Cashman (2017) cite Aldoux Huxley qui dit : « L’expérience n’est pas ce qui arrive à l’humain; c’est ce que l’humain fait de ce qui lui arrive ». Or, il arrive des tonnes de choses à l’humain au cours d’une vie, même courte. Ce qui est moins évident, c’est ce que l’humain peut et décide de faire ce qui lui arrive. Parce que la valeur d’une vie n’est pas le défilement involontaire des événements qui arrivent, mais le produit d’une volonté de transformer ces derniers en avantages de condition propre.
En entreprise, on ne compte plus les occasions d’être, d’avoir et d’agir plus et mieux, non pas que pour soi, mais par soi et pour les autres. Car, la valeur ajoutée de sa vie tient de ce qui sera crée au profit des autres. Et puisque nous sommes également « des autres », le sens commun devrait indiquer, que nous gagnerons plus dans un système d’échanges de bons procédés avec les autres que dans un régime de renfermement sur nous-même.
L’humain ne retient pas sa qualité « d’animal social » en s’abstrayant de son genre, mais en participant à la condition améliorée de celui-ci. En somme, il est issu de son genre, et ne demeure que par son genre. D’où l’importance, sinon l’impératif, pour lui, de contribuer à l’évolution plutôt que de participer à l’oblitération de son genre, par l’amélioration constante de son état.

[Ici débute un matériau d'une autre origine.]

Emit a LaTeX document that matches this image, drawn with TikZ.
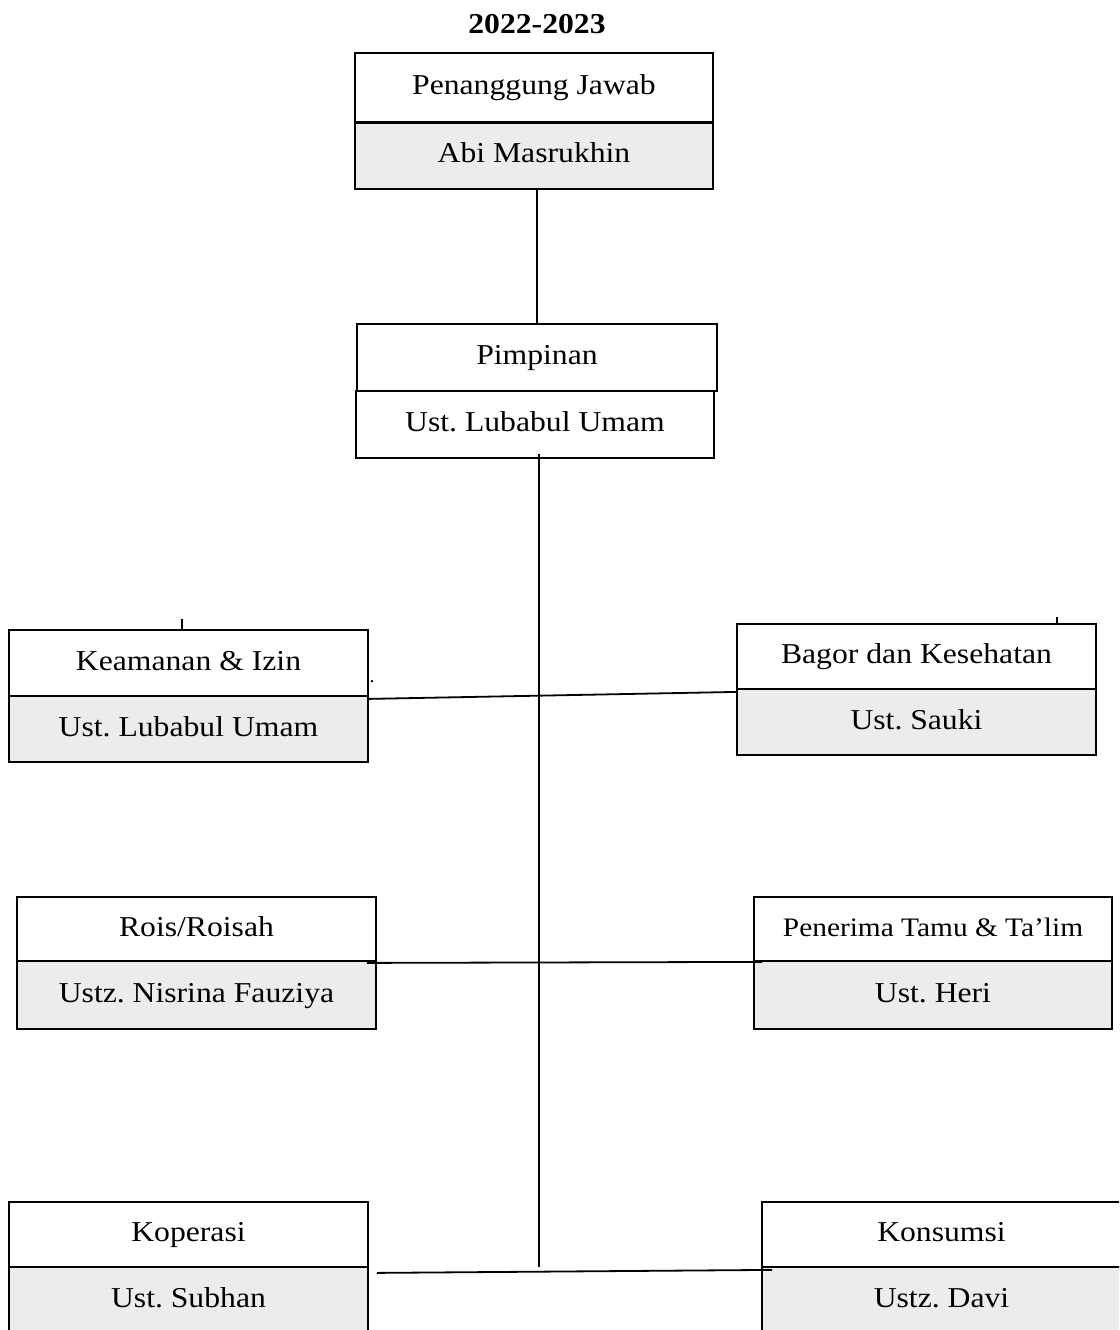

Or, en entreprise, le management, pour paraphraser Rana Foroohar (2016), est devenu, depuis Taylor, mais plus franchement encore depuis Friedman, un véritable « foutoir financier », où l’on « célèbre la responsabilité sociale » par le discours et où l’on « sacque l’humain » par la réalité de ses opérations. En somme, l’expérience de l’entreprise est un véritable travestissement des valeurs humaines, au profit de la valeur financière de l’organisation qu’est cette dernière. Ce qui compte, pour l’entreprise, ce n’est pas l’expérience enrichie de vie humaine en son sein, mais ce qu’elle peut faire de l’humain pour s’enrichir démesurément et à son détriment.
Le management de la performance, dans l’entreprise, a détourné l’attention (l’intention) depuis l’importance de l’engagement des personnes à se réaliser en grand nombre, au profit de l’enrichissement du petit nombre qui les contrôle. Pourtant, l’entreprise est un instrument de réponse humaine à un besoin social (partant non pas moins humain) de mieux-être du demandeur, qu’est son client. Or, le management, de son activité et de ses affaires, a réussi à travestir cette obligation morale en projection comptable d’opérations.
L’expérience du travail n’est plus vraiment une instance d’accomplissement de soi, pour la majorité des concernés. Elle est désormais le résultat intéressé d’une minorité de gens en mal d’appropriation de l’espace-temps d’actualisation des autres.
La minorité des privilégiés du système dévoyé, qu’est devenue l’entreprise actuelle, dicte l’expérience au travail de la majorité des gens (les autres, c’est l’enfer – Sartre, 1944).
Chez vous, on « actualise les personnes » ou on « financiarise leur expérience de vie utile »?